Exercise instructions: Look through the lines and report how many include the word "with", giving nothing but the number.

==========

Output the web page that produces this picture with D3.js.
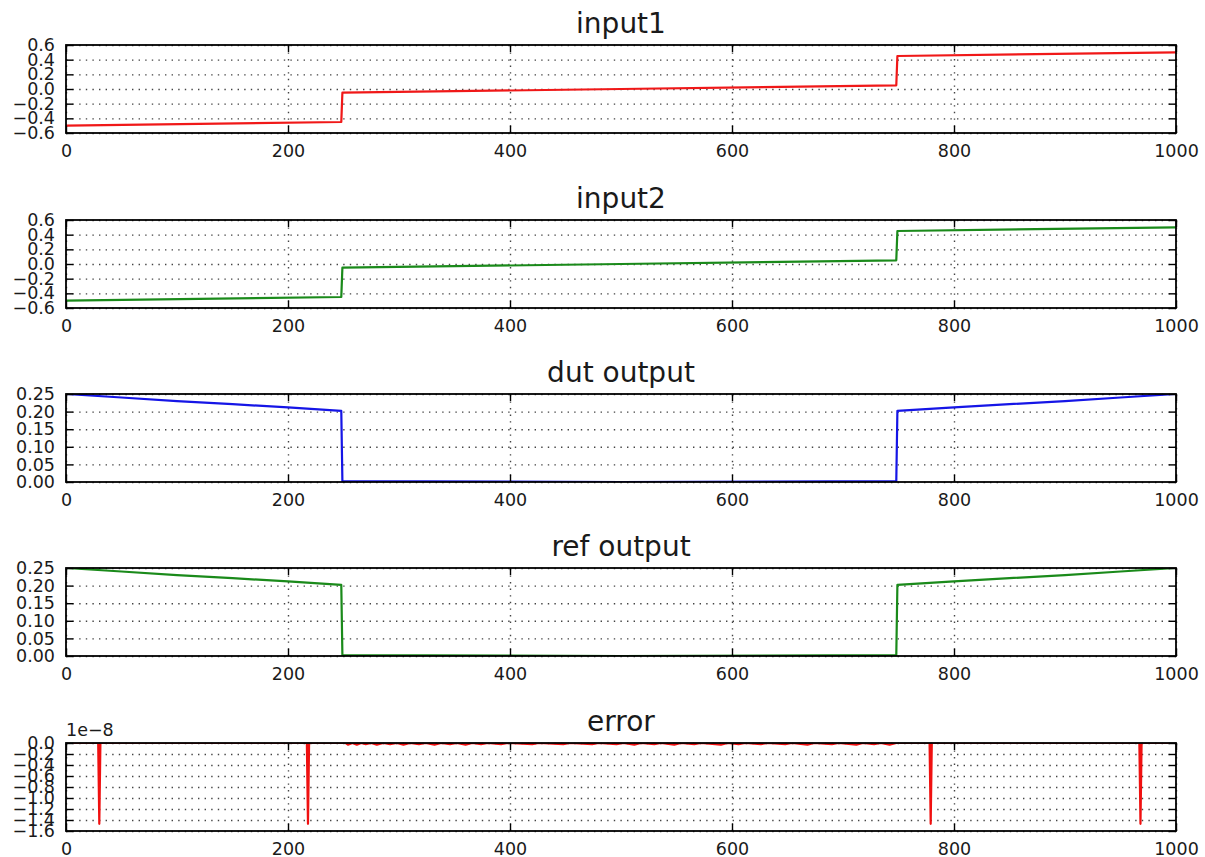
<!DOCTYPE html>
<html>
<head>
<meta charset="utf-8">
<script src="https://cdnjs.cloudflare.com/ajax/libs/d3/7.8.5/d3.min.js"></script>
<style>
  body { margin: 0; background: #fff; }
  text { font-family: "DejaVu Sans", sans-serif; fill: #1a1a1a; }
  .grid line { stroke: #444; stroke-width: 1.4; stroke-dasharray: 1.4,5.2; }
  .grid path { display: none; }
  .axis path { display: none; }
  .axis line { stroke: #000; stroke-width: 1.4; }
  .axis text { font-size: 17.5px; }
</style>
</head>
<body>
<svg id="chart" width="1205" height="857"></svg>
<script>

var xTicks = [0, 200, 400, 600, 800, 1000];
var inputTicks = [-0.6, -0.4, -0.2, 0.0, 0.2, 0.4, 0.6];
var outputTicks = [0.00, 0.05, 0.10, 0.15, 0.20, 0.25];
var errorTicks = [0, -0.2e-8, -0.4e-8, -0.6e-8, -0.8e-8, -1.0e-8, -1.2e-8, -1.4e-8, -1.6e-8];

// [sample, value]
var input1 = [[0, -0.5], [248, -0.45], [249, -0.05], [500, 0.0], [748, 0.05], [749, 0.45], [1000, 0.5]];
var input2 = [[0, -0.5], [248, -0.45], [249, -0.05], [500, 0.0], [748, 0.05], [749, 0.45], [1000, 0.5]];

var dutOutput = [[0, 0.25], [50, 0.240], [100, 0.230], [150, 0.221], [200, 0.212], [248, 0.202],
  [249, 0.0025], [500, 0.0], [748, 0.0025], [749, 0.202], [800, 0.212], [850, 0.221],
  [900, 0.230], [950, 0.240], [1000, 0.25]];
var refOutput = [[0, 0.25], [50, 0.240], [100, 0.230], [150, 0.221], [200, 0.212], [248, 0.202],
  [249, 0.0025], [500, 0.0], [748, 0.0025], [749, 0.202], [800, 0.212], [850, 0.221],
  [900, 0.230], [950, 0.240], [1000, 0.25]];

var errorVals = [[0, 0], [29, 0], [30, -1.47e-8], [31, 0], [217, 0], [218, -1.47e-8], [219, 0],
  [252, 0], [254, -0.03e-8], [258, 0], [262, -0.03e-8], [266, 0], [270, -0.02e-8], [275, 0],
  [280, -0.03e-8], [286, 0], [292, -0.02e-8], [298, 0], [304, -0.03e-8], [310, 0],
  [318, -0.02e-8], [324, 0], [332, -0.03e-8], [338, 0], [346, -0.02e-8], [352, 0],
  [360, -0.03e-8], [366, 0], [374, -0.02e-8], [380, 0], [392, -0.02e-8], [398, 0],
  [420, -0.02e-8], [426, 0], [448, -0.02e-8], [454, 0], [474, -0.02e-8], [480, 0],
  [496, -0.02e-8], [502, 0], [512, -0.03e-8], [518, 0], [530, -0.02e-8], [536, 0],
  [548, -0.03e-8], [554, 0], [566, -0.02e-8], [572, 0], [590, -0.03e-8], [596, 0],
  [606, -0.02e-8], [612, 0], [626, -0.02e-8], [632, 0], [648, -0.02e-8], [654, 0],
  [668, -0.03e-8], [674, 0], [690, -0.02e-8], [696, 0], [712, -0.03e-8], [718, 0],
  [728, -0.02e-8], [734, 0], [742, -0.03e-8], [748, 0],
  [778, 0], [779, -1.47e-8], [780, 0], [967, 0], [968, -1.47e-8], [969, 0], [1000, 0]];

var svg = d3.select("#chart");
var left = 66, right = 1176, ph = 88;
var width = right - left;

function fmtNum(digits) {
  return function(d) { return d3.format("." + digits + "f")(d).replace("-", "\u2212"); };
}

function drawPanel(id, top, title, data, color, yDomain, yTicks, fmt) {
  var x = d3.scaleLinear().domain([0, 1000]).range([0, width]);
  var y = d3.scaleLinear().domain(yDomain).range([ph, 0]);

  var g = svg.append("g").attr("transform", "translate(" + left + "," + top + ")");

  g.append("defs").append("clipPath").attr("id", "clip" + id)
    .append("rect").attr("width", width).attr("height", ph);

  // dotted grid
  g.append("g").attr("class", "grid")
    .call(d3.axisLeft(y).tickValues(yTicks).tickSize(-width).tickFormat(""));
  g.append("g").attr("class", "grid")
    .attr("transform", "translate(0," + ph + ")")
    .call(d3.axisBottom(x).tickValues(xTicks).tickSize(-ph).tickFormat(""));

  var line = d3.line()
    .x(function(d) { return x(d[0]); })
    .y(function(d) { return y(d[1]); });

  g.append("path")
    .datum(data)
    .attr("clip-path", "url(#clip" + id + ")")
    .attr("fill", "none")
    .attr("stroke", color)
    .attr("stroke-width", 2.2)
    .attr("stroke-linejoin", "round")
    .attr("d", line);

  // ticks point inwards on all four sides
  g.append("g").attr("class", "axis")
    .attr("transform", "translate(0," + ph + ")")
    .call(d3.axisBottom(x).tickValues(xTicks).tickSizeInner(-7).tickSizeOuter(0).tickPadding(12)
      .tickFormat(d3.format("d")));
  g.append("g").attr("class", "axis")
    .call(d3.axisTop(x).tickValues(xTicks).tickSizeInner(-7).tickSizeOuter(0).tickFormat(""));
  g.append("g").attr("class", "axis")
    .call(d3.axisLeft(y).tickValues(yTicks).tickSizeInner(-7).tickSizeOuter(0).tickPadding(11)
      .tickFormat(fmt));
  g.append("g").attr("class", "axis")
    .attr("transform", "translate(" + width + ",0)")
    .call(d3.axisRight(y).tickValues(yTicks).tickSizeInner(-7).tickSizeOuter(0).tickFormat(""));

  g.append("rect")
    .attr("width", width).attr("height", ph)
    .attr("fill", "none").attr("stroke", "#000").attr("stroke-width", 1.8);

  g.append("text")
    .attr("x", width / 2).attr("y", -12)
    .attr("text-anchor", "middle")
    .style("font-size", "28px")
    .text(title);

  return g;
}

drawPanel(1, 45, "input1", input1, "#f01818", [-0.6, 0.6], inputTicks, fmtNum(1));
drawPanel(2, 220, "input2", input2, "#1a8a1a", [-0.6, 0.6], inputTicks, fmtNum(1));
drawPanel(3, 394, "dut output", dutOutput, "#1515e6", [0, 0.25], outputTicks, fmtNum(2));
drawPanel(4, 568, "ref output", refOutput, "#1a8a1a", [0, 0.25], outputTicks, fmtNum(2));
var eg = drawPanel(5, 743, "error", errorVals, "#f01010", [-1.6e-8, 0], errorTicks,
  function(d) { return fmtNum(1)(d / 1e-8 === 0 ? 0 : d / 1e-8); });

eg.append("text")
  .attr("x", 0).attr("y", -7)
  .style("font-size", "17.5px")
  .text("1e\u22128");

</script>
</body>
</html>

==========

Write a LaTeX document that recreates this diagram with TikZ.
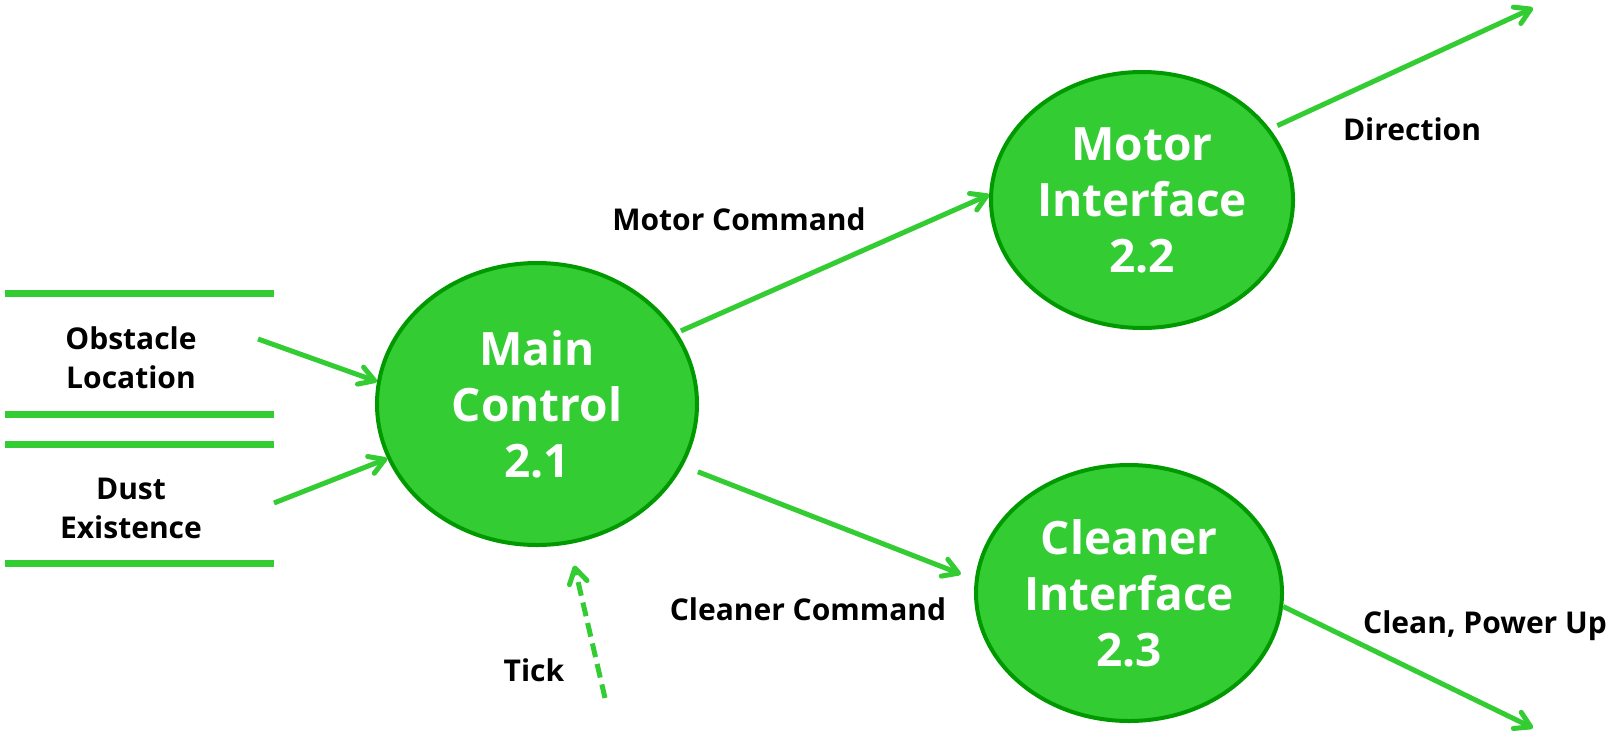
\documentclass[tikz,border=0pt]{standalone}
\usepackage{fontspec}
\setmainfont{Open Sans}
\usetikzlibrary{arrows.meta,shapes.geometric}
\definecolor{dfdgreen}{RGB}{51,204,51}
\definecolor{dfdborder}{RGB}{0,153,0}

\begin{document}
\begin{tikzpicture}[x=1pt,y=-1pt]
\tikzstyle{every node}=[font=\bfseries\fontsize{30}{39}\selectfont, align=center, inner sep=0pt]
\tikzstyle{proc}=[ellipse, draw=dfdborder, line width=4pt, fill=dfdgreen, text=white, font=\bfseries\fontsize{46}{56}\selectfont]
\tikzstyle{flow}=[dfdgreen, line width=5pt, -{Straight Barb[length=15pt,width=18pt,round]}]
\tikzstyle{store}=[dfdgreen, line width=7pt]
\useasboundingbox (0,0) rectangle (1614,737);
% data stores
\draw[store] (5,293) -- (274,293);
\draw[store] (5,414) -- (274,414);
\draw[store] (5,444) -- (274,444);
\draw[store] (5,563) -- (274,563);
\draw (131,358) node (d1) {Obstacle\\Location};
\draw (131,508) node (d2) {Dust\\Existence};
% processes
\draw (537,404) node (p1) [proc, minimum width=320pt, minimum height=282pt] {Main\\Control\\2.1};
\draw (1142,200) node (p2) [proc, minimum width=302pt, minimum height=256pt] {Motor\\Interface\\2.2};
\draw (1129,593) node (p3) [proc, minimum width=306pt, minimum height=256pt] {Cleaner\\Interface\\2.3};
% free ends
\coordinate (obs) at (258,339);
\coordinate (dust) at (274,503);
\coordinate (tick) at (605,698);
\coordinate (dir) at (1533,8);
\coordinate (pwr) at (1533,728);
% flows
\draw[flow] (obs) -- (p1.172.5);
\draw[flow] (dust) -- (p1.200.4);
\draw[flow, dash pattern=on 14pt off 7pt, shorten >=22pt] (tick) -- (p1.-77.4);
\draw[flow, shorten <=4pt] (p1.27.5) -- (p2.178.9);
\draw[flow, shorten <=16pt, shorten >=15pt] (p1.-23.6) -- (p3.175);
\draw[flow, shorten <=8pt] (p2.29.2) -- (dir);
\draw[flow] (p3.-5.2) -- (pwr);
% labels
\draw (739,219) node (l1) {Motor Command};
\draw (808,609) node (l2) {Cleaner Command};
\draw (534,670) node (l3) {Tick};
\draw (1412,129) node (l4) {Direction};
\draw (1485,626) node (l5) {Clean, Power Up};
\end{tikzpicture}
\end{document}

==========

Solution to this exercise: 2